Achebe is considered the father of the African novel in English as well as one of the world's most acclaimed writers. His modern African classic Things Fall Apart, published in 1958, has sold over 10 million copies around the world and exists in fifty languages. Things Fall Apart has appeared on numerous lists of the 100 greatest novels of all time published in Norway (Norwegian Book Club), England (Guardian and Observer), America (Radcliff list, American Public Library list) and Africa (Africa’s Best Books of the 20th Century).
Achebe is the recipient of over thirty honorary degrees from universities in England, Scotland, Canada, South Africa, Nigeria and the United States, including Harvard (1996), Brown (1998), Dartmouth (1972), Southampton, Guelph (Canada), Cape Town (2002) and the University of Ife (Nigeria). In 2002 he was awarded the prestigious Peace Prize of the German Booktrade.
Achebe was the founding editor of the African Writers Series published by Heinemann, a body of work that has emerged as a cornerstone of postcolonial literature, and was instrumental in introducing the world to new writing from Africa.
He has served as founding editor of Okike - an African journal of new writing, Uwa ndi Igbo - an Igbo language journal of poetry and literary criticism, publisher of The African Commentary, President of the Ogidi Town Union, Prochancellor of the Anambra State University of Technology and Deputy National President of the Peoples Redemption Party of Nigeria. In 2004, Professor Achebe declined to accept the Commander of the Federal Republic (CFR) - Nigeria's second highest honor - in protest of the state of affairs in his native country.
Achebe has received numerous awards for his work, including the Commonwealth Poetry Prize, the New Statesman Jock Campbell Prize, and the Margaret Wrong Prize.
He is currently Charles P. Stevenson Professor of Languages and Literature at Bard College in Upstate New York. He is married to Professor Christie Chinwe Achebe, with whom he has 4 children.

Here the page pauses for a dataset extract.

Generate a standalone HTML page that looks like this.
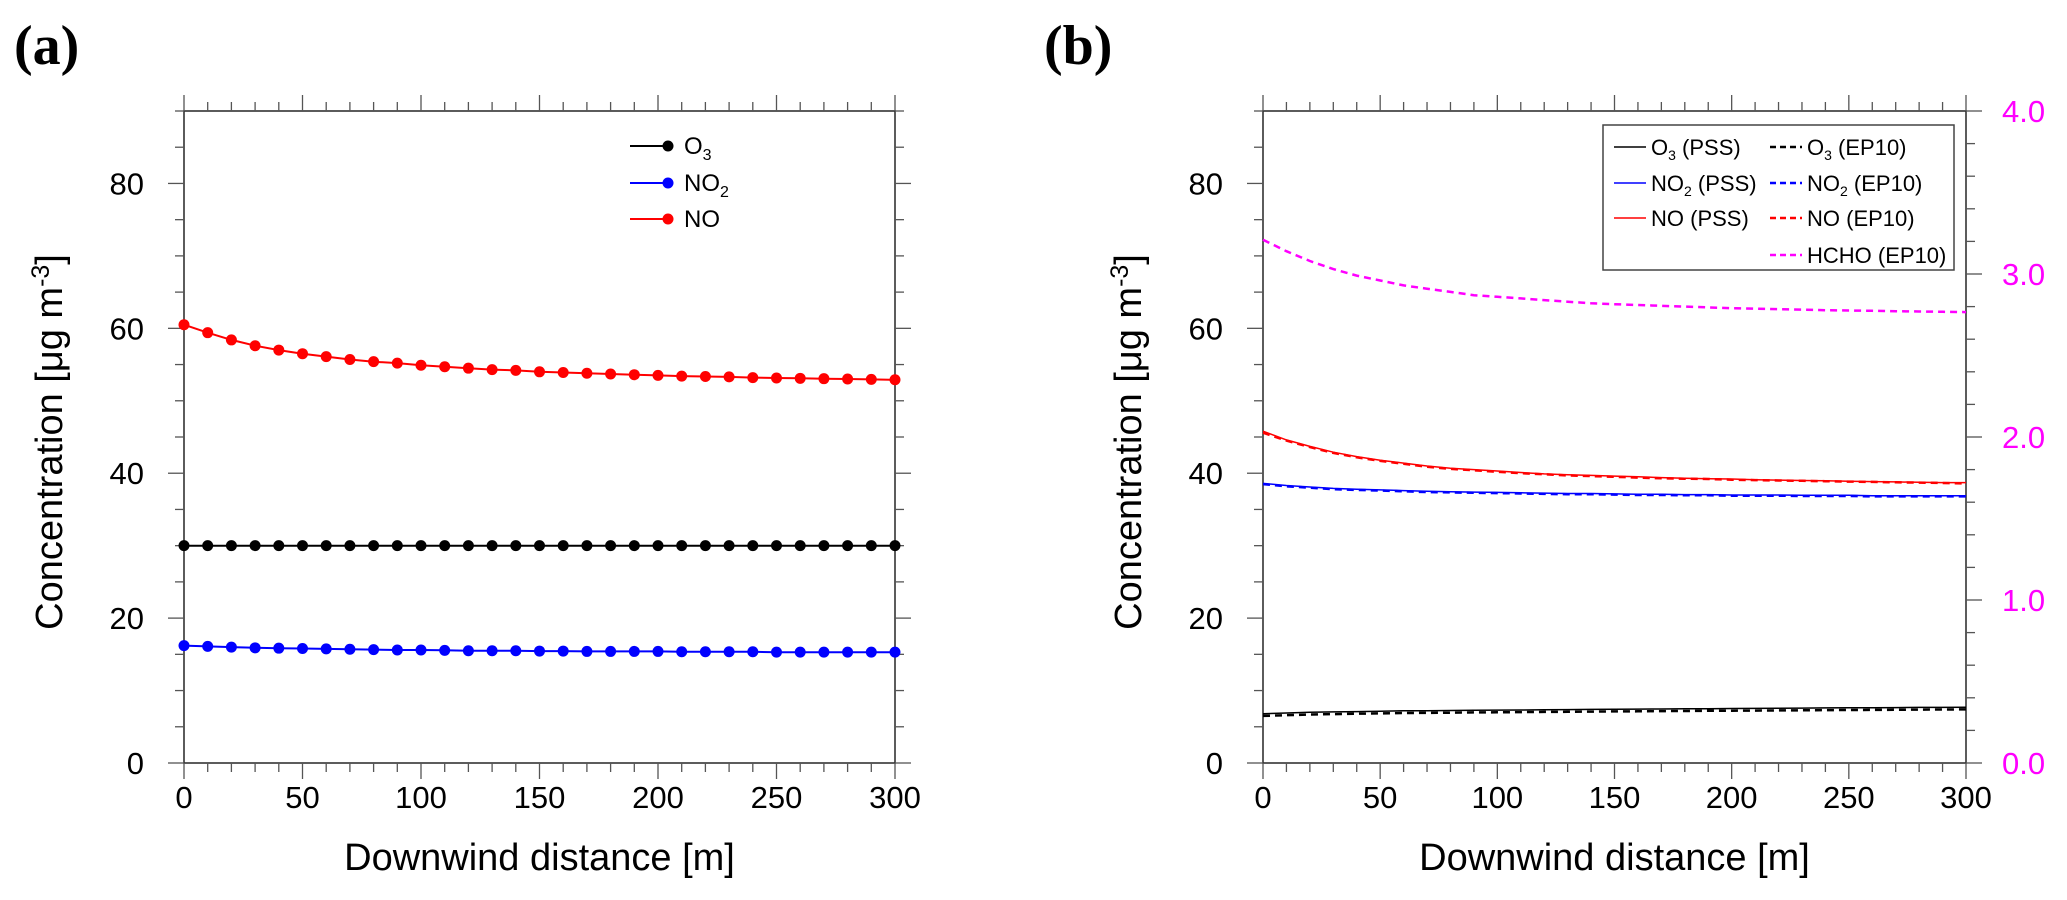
<!DOCTYPE html>
<html><head><meta charset="utf-8"><style>
html,body{margin:0;padding:0;background:#fff;}
svg{display:block;font-family:"Liberation Sans",sans-serif;}
</style></head><body>
<svg id="chart" width="2067" height="900" xmlns="http://www.w3.org/2000/svg"></svg>
<script>
const distances=[0,10,20,30,40,50,60,70,80,90,100,110,120,130,140,150,160,170,180,190,200,210,220,230,240,250,260,270,280,290,300];
const aO3=[30,30,30,30,30,30,30,30,30,30,30,30,30,30,30,30,30,30,30,30,30,30,30,30,30,30,30,30,30,30,30];
const aNO2=[16.2,16.1,16.0,15.9,15.85,15.8,15.75,15.7,15.65,15.6,15.6,15.55,15.5,15.5,15.5,15.45,15.45,15.4,15.4,15.4,15.4,15.35,15.35,15.35,15.35,15.3,15.3,15.3,15.3,15.3,15.3];
const aNO=[60.5,59.4,58.4,57.6,57.0,56.5,56.1,55.7,55.4,55.2,54.9,54.7,54.5,54.3,54.2,54.0,53.9,53.8,53.7,53.6,53.5,53.4,53.35,53.3,53.2,53.15,53.1,53.05,53.0,52.95,52.9];
const bNOpss=[45.8,44.6,43.7,42.9,42.3,41.8,41.4,41.0,40.7,40.5,40.3,40.1,39.9,39.8,39.7,39.6,39.5,39.4,39.3,39.25,39.2,39.1,39.05,39.0,38.95,38.9,38.85,38.8,38.75,38.7,38.7];
const bNOep=[45.6,44.5,43.6,42.8,42.2,41.7,41.3,40.9,40.6,40.4,40.2,40.0,39.85,39.7,39.6,39.5,39.4,39.3,39.25,39.2,39.1,39.05,39.0,38.95,38.9,38.85,38.8,38.75,38.7,38.65,38.6];
const bNO2pss=[38.6,38.3,38.1,37.9,37.8,37.7,37.6,37.5,37.45,37.4,37.35,37.3,37.25,37.2,37.2,37.15,37.1,37.1,37.05,37.05,37.0,37.0,37.0,36.95,36.95,36.95,36.9,36.9,36.9,36.9,36.9];
const bNO2ep=[38.5,38.2,38.0,37.8,37.7,37.6,37.5,37.4,37.35,37.3,37.25,37.2,37.15,37.1,37.1,37.05,37.0,37.0,36.95,36.95,36.9,36.9,36.9,36.85,36.85,36.85,36.8,36.8,36.8,36.8,36.8];
const bO3pss=[6.8,6.9,7.0,7.05,7.1,7.15,7.2,7.22,7.25,7.28,7.3,7.32,7.35,7.37,7.4,7.42,7.44,7.46,7.48,7.5,7.52,7.54,7.56,7.58,7.6,7.62,7.63,7.65,7.67,7.68,7.7];
const bO3ep=[6.5,6.6,6.7,6.75,6.8,6.85,6.9,6.92,6.95,6.98,7.0,7.02,7.05,7.07,7.1,7.12,7.14,7.16,7.18,7.2,7.22,7.24,7.26,7.28,7.3,7.32,7.33,7.35,7.37,7.38,7.4];
const bHCHO=[3.21,3.14,3.08,3.03,2.99,2.96,2.93,2.91,2.89,2.87,2.86,2.85,2.84,2.83,2.82,2.815,2.81,2.805,2.80,2.795,2.79,2.787,2.784,2.781,2.778,2.776,2.774,2.772,2.77,2.768,2.766];
const xTicks=[0,50,100,150,200,250,300];
const yTicks=[0,20,40,60,80];
const y2Ticks=["0.0","1.0","2.0","3.0","4.0"];

const NS="http://www.w3.org/2000/svg";
const svg=document.getElementById('chart');
function el(tag,attrs,parent,text){const e=document.createElementNS(NS,tag);for(const k in attrs)e.setAttribute(k,attrs[k]);if(text!==undefined)e.textContent=text;(parent||svg).appendChild(e);return e;}

const Y0=763,Y1=111;
function makeY(v){return Y0-(v/90)*(Y0-Y1);}
function makeY2(v){return Y0-(v/4)*(Y0-Y1);}

function drawPanel(x0,x1,panel,rightAxis){
  const g=el('g',{});
  
  
  const sx=v=>x0+(v/300)*(x1-x0);
  const ax={stroke:'#333','stroke-width':1.6,fill:'none'};
  const box=el('rect',{x:x0,y:Y1,width:x1-x0,height:Y0-Y1,...ax},g);
  
  
  for(let v=0;v<=300;v+=10){
    const maj=v%50===0,L=maj?16:9;const x=sx(v);
    el('line',{x1:x,x2:x,y1:Y0,y2:Y0+L,stroke:'#555','stroke-width':1.3},g);
    el('line',{x1:x,x2:x,y1:Y1,y2:Y1-L,stroke:'#555','stroke-width':1.3},g);
  }
  xTicks.forEach(v=>{const t=el('text',{x:sx(v),y:808,'font-size':31,'text-anchor':'middle'},g,String(v));
    
    });
  for(let v=0;v<=90;v+=5){
    const maj=v%20===0,L=maj?16:9;const y=makeY(v);
    el('line',{x1:x0,x2:x0-L,y1:y,y2:y,stroke:'#555','stroke-width':1.3},g);
    if(!rightAxis) el('line',{x1:x1,x2:x1+L,y1:y,y2:y,stroke:'#555','stroke-width':1.3},g);
  }
  yTicks.forEach(v=>{const t=el('text',{x:x0-40,y:makeY(v)+11,'font-size':31,'text-anchor':'end'},g,String(v));
    
    });
  if(rightAxis){
    for(let i=0;i<=20;i++){const v=i*0.2;const maj=i%5===0,L=maj?16:9;const y=makeY2(v);
      el('line',{x1:x1,x2:x1+L,y1:y,y2:y,stroke:'#555','stroke-width':1.3},g);}
    y2Ticks.forEach(s=>{const t=el('text',{x:x1+36,y:makeY2(parseFloat(s))+11,'font-size':31,fill:'#ff00ff'},g,s);
      
      });
  }
  const xt=el('text',{x:(x0+x1)/2,y:870,'font-size':38,'text-anchor':'middle'},g,'Downwind distance [m]');
  
  
  const cx=x0-122,cy=(Y0+Y1)/2+5;
  const yt=el('text',{x:cx,y:cy,'font-size':38,'text-anchor':'middle',transform:`rotate(-90 ${cx} ${cy})`},g);
  
  
  el('tspan',{},yt,'Concentration [μg m');
  el('tspan',{dy:-13,'font-size':25},yt,'-3');
  el('tspan',{dy:13},yt,']');
  return {g,sx};
}
function series(p,data,yf,color,dash,w,name){
  const pts=data.map((v,i)=>p.sx(distances[i]).toFixed(1)+','+yf(v).toFixed(1)).join(' ');
  const l=el('polyline',{points:pts,fill:'none',stroke:color,'stroke-width':w,'stroke-dasharray':dash||'none'},p.g);
  
  
  return l;
}

const pa=drawPanel(184,895,'a',false);
[[aO3,'#000','o3'],[aNO2,'#0000ff','no2'],[aNO,'#ff0000','no']].forEach(([d,c,n])=>{
  series(pa,d,makeY,c,null,2,'line-'+n);
  d.forEach((v,i)=>{const m=el('circle',{cx:pa.sx(distances[i]),cy:makeY(v),r:5.5,fill:c},pa.g);
    
    });
});
const legA=el('g',{},pa.g);


[['O','3','#000',146],['NO','2','#0000ff',183],['NO','','#ff0000',219]].forEach(([t,s,c,y])=>{
  el('line',{x1:630,x2:668,y1:y,y2:y,stroke:c,'stroke-width':2},legA);
  el('circle',{cx:668,cy:y,r:5.5,fill:c},legA);
  const tx=el('text',{x:684,y:y+8,'font-size':24},legA,t);
  if(s)el('tspan',{dy:6,'font-size':16},tx,s);
});

const pb=drawPanel(1263,1966,'b',true);
series(pb,bO3pss,makeY,'#000',null,1.5,'line-o3-pss');
series(pb,bO3ep,makeY,'#000','7,5',2.5,'line-o3-ep10');
series(pb,bNO2pss,makeY,'#0000ff',null,1.5,'line-no2-pss');
series(pb,bNO2ep,makeY,'#0000ff','7,5',2.5,'line-no2-ep10');
series(pb,bNOpss,makeY,'#ff0000',null,1.5,'line-no-pss');
series(pb,bNOep,makeY,'#ff0000','7,5',2.5,'line-no-ep10');
series(pb,bHCHO,makeY2,'#ff00ff','7,5',2.5,'line-hcho-ep10');
const legB=el('g',{},pb.g);


el('rect',{x:1603,y:125,width:351,height:145,fill:'#fff',stroke:'#444','stroke-width':1.5},legB);
const rows=[[1614,147,'#000',null,'O','3',' (PSS)'],[1614,183,'#0000ff',null,'NO','2',' (PSS)'],[1614,218,'#ff0000',null,'NO','',' (PSS)'],
 [1770,147,'#000','6,4','O','3',' (EP10)'],[1770,183,'#0000ff','6,4','NO','2',' (EP10)'],[1770,218,'#ff0000','6,4','NO','',' (EP10)'],[1770,255,'#ff00ff','6,4','HCHO','',' (EP10)']];
rows.forEach(([x,y,c,d,t,s,r])=>{
  el('line',{x1:x,x2:x+32,y1:y,y2:y,stroke:c,'stroke-width':d?2.5:1.5,'stroke-dasharray':d||'none'},legB);
  const tx=el('text',{x:x+37,y:y+8,'font-size':22},legB,t);
  if(s)el('tspan',{dy:5,'font-size':14},tx,s);
  el('tspan',{dy:s?-5:0},tx,r);
});

const la=el('text',{x:14,y:64,'font-size':56,'font-weight':'bold','font-family':'Liberation Serif, serif'},svg,'(a)');


const lb=el('text',{x:1044,y:64,'font-size':56,'font-weight':'bold','font-family':'Liberation Serif, serif'},svg,'(b)');


</script>
</body></html>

In 1990 he was paralysed from the waist down in a car accident.
Works
- Refugee Mother and Child
- Things Fall Apart, 1958
- No Longer at Ease, 1960
- The Sacrificial Egg and Other Stories, 1962
- Arrow of God, 1964
- A Man of the People, 1966
- Chike and the River, 1966
- Beware, Soul-Brother, and Other Poems, 1971
- How the Leopard Got His Claws (with John Iroaganachi), 1972
- Girls at War, 1973
- Christmas at Biafra, and Other Poems, 1973
- Morning Yet on Creation Day, 1975
- The Flute, 1975
- The Drum, 1978
- The Trouble With Nigeria, 1984
- African Short Stories, 1984
- Anthills of the Savannah, 1988
- Hopes and Impediments, 1988
- Another Africa, 1998
- Home and Exile, 2000
- Collected Poems, 2004
The title Things Fall Apart is taken from William Butler Yeats' poem, The Second Coming.